In this case the plaintiff kept a shop - an open shop. The cat was in the shop and the greyhounds entered the shop and hunted the cat out of the shop, and so caused the injury. They wrongfully entered upon the premises and hunted it out. It was undoubted law that owner of dogs who entered upon the land of another committed no trespass by his dogs going there unless directed them to go, unless urged them on. The defendant was not present on this occasion, but his man was in the street holding another greyhound, and there was no evidence whatever that he sent the dogs in. They went against his will, therefore the question was as to the liability of the owner of a dog for not sufficiently keeping it under his control as to prevent its entering upon the land or premises of another and doing damage. That would raise a very wide question, a question which he saw the Court of Common Pleas - a very strong Court, Justice Wills being one of them - after hearing all the arguments of the case, and taking time to consider it, and writing out the judgment, abstained from string any decision as to the owner of dog being bound to keep it under control so as to be liable for the trespass of that dog on the land of another, in the same way as a person was bound to take care that his ox or sheep did not trespass on the land of others.

In the case of Reed v. Edwards the dog would hunt game on his own account. It was kept by a farmer on land adjoining the land of the plaintiff on which there was game preserved. The gamekeepers of the plaintiff had found the dog before doing injury, and had gone and complained to the owner of the dog about the very [dog in question] going upon that land and doing injury. The defendant, knowing the dog was a bad character, allowed it to be at large in the neighbourhood of the plaintiff’s wood, in which there was game, so that the entry of the dog into the wood and the destruction of game was the natural and immediate result of the animal's peculiar and mischievous disposition, which his owner knew and did not control. That was a very peculiar case.

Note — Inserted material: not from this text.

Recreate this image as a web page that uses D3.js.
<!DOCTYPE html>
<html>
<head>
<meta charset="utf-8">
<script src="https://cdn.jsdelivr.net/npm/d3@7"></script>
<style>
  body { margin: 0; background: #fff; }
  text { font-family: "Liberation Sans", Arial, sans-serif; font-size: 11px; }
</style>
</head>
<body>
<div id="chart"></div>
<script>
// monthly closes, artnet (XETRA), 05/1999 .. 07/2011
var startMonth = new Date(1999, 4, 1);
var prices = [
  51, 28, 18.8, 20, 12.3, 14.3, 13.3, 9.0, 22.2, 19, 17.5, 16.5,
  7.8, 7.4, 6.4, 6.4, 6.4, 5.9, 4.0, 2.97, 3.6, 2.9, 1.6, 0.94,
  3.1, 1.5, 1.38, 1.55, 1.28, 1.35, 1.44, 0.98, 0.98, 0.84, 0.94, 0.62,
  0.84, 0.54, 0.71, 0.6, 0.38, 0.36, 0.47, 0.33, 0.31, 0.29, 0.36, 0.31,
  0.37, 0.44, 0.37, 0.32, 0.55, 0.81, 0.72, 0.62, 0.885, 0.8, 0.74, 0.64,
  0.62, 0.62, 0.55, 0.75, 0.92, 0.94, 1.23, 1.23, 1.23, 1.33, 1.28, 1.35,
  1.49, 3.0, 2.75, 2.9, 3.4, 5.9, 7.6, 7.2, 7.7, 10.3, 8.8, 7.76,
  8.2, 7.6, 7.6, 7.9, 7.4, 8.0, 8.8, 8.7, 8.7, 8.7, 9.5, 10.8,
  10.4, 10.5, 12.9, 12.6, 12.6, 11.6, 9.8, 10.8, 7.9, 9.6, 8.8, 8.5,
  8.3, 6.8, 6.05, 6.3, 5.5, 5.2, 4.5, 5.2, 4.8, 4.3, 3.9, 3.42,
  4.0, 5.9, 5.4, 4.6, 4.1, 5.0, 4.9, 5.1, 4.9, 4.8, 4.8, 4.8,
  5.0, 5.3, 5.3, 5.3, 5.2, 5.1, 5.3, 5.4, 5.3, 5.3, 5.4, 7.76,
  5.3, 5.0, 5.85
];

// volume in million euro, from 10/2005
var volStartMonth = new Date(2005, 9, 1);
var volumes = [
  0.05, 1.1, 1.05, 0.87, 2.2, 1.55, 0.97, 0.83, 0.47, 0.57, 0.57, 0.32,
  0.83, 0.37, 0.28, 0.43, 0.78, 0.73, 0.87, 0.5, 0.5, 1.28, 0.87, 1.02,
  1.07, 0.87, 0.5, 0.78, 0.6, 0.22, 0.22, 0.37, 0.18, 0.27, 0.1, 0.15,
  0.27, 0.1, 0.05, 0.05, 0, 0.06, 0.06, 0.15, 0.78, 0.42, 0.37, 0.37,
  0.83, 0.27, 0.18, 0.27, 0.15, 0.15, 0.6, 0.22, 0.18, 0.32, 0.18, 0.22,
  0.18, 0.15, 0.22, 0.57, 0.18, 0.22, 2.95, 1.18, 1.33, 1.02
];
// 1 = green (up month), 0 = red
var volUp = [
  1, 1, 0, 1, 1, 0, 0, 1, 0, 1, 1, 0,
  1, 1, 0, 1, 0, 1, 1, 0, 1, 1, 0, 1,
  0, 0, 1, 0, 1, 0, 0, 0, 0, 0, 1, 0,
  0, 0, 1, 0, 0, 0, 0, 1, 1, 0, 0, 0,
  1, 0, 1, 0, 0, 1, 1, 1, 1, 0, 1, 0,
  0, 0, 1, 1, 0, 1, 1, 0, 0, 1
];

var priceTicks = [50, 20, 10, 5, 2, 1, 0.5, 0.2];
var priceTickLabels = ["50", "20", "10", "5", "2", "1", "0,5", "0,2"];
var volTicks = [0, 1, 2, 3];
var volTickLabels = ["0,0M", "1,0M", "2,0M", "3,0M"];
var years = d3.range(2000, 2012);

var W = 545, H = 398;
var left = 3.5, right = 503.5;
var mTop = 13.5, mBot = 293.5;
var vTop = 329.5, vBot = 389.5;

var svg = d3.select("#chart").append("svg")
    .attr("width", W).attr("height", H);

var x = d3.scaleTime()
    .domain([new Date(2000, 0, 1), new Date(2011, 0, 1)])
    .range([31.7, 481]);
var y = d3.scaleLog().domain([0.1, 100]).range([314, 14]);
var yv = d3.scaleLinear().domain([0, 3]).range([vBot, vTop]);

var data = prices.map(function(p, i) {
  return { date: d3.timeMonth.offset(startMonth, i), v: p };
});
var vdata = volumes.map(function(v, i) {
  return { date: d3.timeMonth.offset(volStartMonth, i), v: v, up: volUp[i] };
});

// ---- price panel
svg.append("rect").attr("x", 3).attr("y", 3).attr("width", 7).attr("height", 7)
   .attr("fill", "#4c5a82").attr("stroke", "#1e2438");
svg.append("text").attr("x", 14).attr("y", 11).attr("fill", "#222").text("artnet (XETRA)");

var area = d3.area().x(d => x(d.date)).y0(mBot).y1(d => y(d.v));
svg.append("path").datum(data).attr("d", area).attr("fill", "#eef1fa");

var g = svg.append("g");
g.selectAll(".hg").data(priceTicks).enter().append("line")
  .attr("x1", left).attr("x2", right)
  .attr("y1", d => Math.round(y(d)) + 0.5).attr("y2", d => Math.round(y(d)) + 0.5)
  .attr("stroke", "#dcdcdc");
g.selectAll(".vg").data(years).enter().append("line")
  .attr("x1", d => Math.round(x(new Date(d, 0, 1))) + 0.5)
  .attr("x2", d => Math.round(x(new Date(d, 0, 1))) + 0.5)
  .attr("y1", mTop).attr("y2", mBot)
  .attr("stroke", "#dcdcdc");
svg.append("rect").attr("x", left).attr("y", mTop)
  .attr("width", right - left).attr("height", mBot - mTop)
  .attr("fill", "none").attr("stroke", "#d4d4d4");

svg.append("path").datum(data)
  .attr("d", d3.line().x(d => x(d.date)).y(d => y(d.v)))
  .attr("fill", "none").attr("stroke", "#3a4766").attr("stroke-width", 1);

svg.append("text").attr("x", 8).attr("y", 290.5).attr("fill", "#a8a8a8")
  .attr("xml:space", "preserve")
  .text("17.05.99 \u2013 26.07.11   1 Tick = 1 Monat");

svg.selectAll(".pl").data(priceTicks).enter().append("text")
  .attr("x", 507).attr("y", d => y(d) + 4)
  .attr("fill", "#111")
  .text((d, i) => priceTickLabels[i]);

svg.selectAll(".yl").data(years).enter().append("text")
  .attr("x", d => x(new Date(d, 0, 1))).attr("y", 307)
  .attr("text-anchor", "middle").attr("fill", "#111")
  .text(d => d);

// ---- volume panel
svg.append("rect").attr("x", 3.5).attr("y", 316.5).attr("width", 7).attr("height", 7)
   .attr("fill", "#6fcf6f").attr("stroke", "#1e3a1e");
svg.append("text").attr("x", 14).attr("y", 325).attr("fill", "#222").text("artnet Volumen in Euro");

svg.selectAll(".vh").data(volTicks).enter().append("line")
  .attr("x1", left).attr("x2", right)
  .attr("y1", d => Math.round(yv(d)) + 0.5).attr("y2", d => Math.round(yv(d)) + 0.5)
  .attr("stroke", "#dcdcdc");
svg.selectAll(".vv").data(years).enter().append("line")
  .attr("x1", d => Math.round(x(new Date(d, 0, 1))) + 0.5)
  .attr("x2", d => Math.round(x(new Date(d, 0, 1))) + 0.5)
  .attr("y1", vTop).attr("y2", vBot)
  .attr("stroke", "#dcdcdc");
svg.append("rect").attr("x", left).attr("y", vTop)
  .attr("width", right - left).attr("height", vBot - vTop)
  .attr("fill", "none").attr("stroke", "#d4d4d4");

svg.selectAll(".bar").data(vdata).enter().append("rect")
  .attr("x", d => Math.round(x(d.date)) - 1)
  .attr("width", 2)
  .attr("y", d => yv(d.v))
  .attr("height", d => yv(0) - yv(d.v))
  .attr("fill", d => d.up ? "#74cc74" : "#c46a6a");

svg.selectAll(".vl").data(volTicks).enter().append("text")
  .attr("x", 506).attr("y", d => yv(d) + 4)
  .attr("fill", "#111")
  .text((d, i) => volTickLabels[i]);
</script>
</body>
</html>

Now if the plaintiff in this case could show that any of those greyhounds was of that disposition as was mentioned in the case quoted to go and hunt cats, for instance, on its own account, not merely as dogs always would, but committed trespass on other people’s premises - if that could be shown, and that the defendant knew it, thought then that the case would be brought within the application, and a new trial ought to be granted. He therefore should leave it to Mr. Seldon to consider that and if he thought right he might have a new rule [verdict] upon a new trial. If he thought not, the rule would be refused and without costs, because he thought the defendant might have done something in the way of making an offer to plaintiff. He could not enforce it. The defendant had had costs open his non-suit [both parties had to pay their own costs for a non-suit], and he did not think he should be inclined to extend that privilege.

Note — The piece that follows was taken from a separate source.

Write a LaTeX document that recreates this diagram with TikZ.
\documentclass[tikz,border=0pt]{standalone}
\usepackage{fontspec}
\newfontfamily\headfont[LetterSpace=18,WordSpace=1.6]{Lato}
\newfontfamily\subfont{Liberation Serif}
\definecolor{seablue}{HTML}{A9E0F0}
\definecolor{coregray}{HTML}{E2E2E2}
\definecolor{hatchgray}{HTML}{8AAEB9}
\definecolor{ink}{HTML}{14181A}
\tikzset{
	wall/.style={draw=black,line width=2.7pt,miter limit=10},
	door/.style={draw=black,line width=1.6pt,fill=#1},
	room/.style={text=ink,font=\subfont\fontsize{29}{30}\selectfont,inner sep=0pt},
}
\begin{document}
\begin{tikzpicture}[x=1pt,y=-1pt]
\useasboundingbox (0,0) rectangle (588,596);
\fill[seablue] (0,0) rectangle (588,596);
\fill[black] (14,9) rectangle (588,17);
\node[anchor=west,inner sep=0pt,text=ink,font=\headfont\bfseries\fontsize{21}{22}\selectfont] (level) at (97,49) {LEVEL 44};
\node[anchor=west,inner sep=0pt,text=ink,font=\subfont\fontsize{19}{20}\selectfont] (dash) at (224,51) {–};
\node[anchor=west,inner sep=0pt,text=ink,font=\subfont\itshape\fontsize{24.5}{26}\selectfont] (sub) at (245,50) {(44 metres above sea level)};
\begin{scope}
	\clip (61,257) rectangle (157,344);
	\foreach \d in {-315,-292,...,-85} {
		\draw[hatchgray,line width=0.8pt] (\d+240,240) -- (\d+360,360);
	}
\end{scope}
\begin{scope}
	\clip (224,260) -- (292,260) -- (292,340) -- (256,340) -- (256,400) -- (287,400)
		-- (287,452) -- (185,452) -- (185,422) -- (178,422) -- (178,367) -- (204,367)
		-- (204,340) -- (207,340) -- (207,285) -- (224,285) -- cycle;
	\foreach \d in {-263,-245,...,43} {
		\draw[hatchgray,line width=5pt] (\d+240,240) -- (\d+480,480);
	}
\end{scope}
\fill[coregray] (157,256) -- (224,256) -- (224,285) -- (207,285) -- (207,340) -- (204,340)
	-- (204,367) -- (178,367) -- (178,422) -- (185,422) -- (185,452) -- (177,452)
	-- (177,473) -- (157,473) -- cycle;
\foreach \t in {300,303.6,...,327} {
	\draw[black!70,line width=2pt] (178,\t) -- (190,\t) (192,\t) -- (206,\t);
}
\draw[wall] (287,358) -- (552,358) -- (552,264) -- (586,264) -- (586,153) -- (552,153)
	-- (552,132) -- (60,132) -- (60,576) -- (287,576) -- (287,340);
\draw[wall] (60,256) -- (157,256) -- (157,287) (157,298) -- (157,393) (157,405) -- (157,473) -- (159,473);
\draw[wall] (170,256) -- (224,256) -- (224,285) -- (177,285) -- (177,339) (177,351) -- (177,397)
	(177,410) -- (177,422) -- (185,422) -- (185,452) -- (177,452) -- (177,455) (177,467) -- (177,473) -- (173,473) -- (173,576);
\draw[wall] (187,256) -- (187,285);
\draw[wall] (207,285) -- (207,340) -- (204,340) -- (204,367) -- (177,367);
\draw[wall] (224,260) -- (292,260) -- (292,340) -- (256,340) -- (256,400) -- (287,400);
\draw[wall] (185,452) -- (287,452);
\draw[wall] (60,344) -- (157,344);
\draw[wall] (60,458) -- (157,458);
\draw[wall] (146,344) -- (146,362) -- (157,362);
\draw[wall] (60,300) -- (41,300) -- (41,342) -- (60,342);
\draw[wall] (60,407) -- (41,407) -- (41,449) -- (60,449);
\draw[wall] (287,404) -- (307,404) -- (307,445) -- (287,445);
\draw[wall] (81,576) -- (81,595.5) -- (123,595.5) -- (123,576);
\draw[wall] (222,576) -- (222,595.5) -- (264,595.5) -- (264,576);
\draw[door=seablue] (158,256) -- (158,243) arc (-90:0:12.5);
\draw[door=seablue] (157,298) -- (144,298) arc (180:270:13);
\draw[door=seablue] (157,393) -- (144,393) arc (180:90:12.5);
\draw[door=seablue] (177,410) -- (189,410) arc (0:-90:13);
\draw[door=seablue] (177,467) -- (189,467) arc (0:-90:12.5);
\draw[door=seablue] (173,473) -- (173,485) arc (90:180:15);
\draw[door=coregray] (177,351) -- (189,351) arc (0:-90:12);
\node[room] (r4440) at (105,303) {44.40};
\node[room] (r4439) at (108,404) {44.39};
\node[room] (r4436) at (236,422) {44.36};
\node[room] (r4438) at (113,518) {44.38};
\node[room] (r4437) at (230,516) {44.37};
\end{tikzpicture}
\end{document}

Mr. Peldon : You grant me a new trial, then?
is Honour: If you bring it within that case [Reed v. Edwards].

[Nothing more is reported. His Honour hinted that there was already an out-of-court settlement on offer to Mrs. Allen. It is likely that Mr. Tarr, knowing that his dogs had more than once killed other people’s pets, settled out of court rather than risk losing the case and having to pay the value of the cat plus court costs. ]

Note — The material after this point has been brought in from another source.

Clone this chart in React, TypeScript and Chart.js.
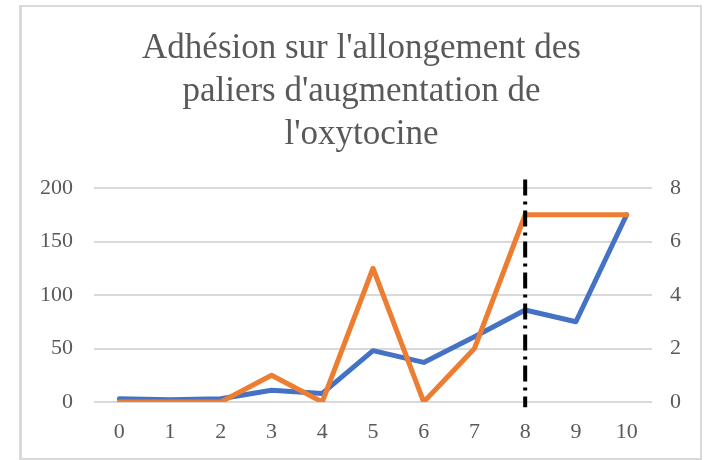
import React, { useEffect, useRef } from "react";
import { Chart, registerables } from "chart.js";

Chart.register(...registerables);

const categories = ["0", "1", "2", "3", "4", "5", "6", "7", "8", "9", "10"];
const adhesionValues = [3, 2, 3, 11, 8, 48, 37, 61, 86, 75, 175];
const allongementValues = [0, 0, 0, 1, 0, 5, 0, 2, 7, 7, 7];
const markerCategoryIndex = 8;
const leftTicksMax = 200;
const rightTicksMax = 8;
const titleLines = ["Adhésion sur l'allongement des", "paliers d'augmentation de", "l'oxytocine"];

const FONT = "'Liberation Serif', 'Times New Roman', serif";
const TEXT = "#595959";

const markerPlugin = {
  id: "markerLine",
  afterDatasetsDraw(chart: any) {
    const x = chart.scales.x.getPixelForValue(markerCategoryIndex);
    const y = chart.scales.y;
    const top = y.getPixelForValue(208);
    const bottom = y.getPixelForValue(-5);
    const ctx = chart.ctx;
    ctx.save();
    ctx.strokeStyle = "#000000";
    ctx.lineWidth = 4;
    ctx.setLineDash([16, 6, 3, 6]);
    ctx.beginPath();
    ctx.moveTo(x, top);
    ctx.lineTo(x, bottom);
    ctx.stroke();
    ctx.restore();
  },
};

export default function App() {
  const ref = useRef<HTMLCanvasElement | null>(null);
  useEffect(() => {
    if (!ref.current) return;
    const chart = new Chart(ref.current, {
      type: "line",
      data: {
        labels: categories,
        datasets: [
          {
            data: adhesionValues,
            borderColor: "#4472C4",
            backgroundColor: "#4472C4",
            borderWidth: 5,
            pointRadius: 0,
            tension: 0,
            yAxisID: "y",
            order: 2,
            borderJoinStyle: "round",
            borderCapStyle: "round",
          },
          {
            data: allongementValues,
            borderColor: "#ED7D31",
            backgroundColor: "#ED7D31",
            borderWidth: 5,
            pointRadius: 0,
            tension: 0,
            yAxisID: "y1",
            order: 1,
            borderJoinStyle: "round",
            borderCapStyle: "round",
          },
        ],
      },
      options: {
        animation: false,
        responsive: false,
        maintainAspectRatio: false,
        layout: { padding: { left: 19, right: 0, top: 0, bottom: 0 } },
        plugins: {
          legend: { display: false },
          tooltip: { enabled: false },
          title: {
            display: true,
            text: titleLines,
            color: TEXT,
            font: { family: FONT, size: 35, weight: "normal", lineHeight: 43 / 35 },
            padding: { top: 27.7, bottom: 31.3 },
          },
        },
        scales: {
          x: {
            offset: true,
            grid: { display: false, drawTicks: false },
            border: { display: false },
            ticks: { color: TEXT, font: { family: FONT, size: 22 }, padding: 17, maxRotation: 0 },
            afterFit(scale: any) {
              scale.height = 58;
            },
          },
          y: {
            position: "left",
            min: 0,
            max: leftTicksMax,
            ticks: { stepSize: 50, color: TEXT, font: { family: FONT, size: 22 }, padding: 21 },
            grid: { color: "#d9d9d9", lineWidth: 2, drawTicks: false },
            border: { display: false },
            afterFit(scale: any) {
              scale.width = 75;
            },
          },
          y1: {
            position: "right",
            min: 0,
            max: rightTicksMax,
            ticks: { stepSize: 2, color: TEXT, font: { family: FONT, size: 22 }, padding: 18 },
            grid: { display: false, drawTicks: false },
            border: { display: false },
            afterFit(scale: any) {
              scale.width = 52;
            },
          },
        },
      },
      plugins: [markerPlugin],
    } as any);
    return () => chart.destroy();
  }, []);

  return (
    <div style={{ position: "absolute", left: 0, top: 0, width: 704, height: 460, background: "#ffffff" }}>
      <canvas ref={ref} width={704} height={460} style={{ position: "absolute", left: 0, top: 0, width: 704, height: 460 }} />
      <div
        style={{
          position: "absolute",
          left: 19,
          top: 5,
          width: 683,
          height: 455,
          boxSizing: "border-box",
          borderTop: "2px solid #d9d9d9",
          borderRight: "2px solid #d9d9d9",
          borderBottom: "2px solid #d9d9d9",
          borderLeft: "3px solid #d9d9d9",
          pointerEvents: "none",
        }}
      />
    </div>
  );
}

This is an interesting and important account because the media reported it in depth and reported the discussion of whether a cat was “property.” Although it appears to have been settled out of court, the publicity may have served as a warning to dog-owners. The judge was very fair – he had to challenge Mr. Seldon on both statute and case law to see if the case would stand up in court or just be a costly waste of time to the plaintiff. He decided it would stand up in court. Nowadays, cats are considered property and owners can sue over theft and damage, plus there are various animal cruelty laws in force as well.